Another notable individual that is caught up in this scandal is Chauncey Billups. This Basketball Hall of Famer faced allegations of being part of a conspiracy scheme of rigging high-profile card games related to La Cosa Nostra organised crime families and defrauding the gamblers by at least $7 million when he was still coaching the Portland Trail Blazers. He pleaded not guilty.

Terry Rozier faced allegations when he was playing for the Miami Heat in 2025. According to his charges, Terry Rozier conspired with his friends to make profits on the wagers placed on his performance during the 2023 Charlotte Hornets game. Terry Rozier has also pleaded not guilty and is going to be tried.

Jontay Porter, a former player for the Toronto Raptors, got a life ban from the NBA in April 2024 due to the fact that the NBA investigation revealed that he provided confidential information to gamblers and reduced his participation in the games for betting. Gilbert Arenas was arrested in July 2025.

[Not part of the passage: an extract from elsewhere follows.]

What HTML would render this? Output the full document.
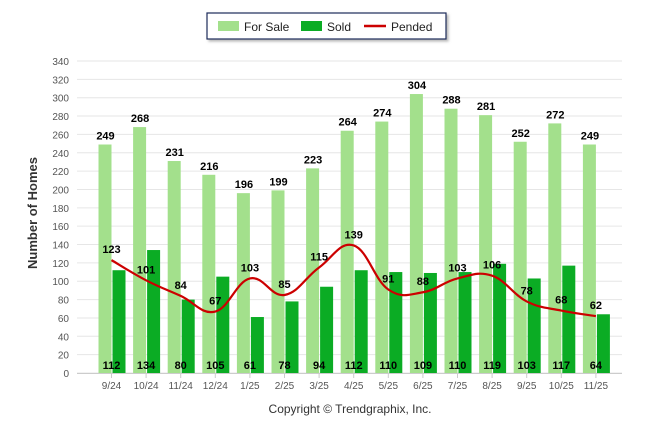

There have been talks between the NBA and the National Basketball Players Association concerning the stricter regulation of player prop bets. All charges in the current indictment remain allegations. Every defendant named is presumed innocent unless and until proven guilty in court.

Expert Analysis

The Brooklyn charges mark a shift in the federal investigation’s direction. Peripheral figures and organised crime links were always going to be pursued; charging an NBA-calibre player with deliberately staging his own statistical performance to serve a prop-bet operation is something different. Prop markets have expanded rapidly since sports betting was legalised across most US states, creating the exact conditions this kind of scheme depends on. A rebound line of 3.5 is invisible to the average fan, yet it moves hundreds of thousands of dollars through multiple betting operators. Leagues and regulators have been behind that pace from the start. The indictment unsealed in Brooklyn on 29 June is the clearest sign yet of where the gap between the market and the oversight leads.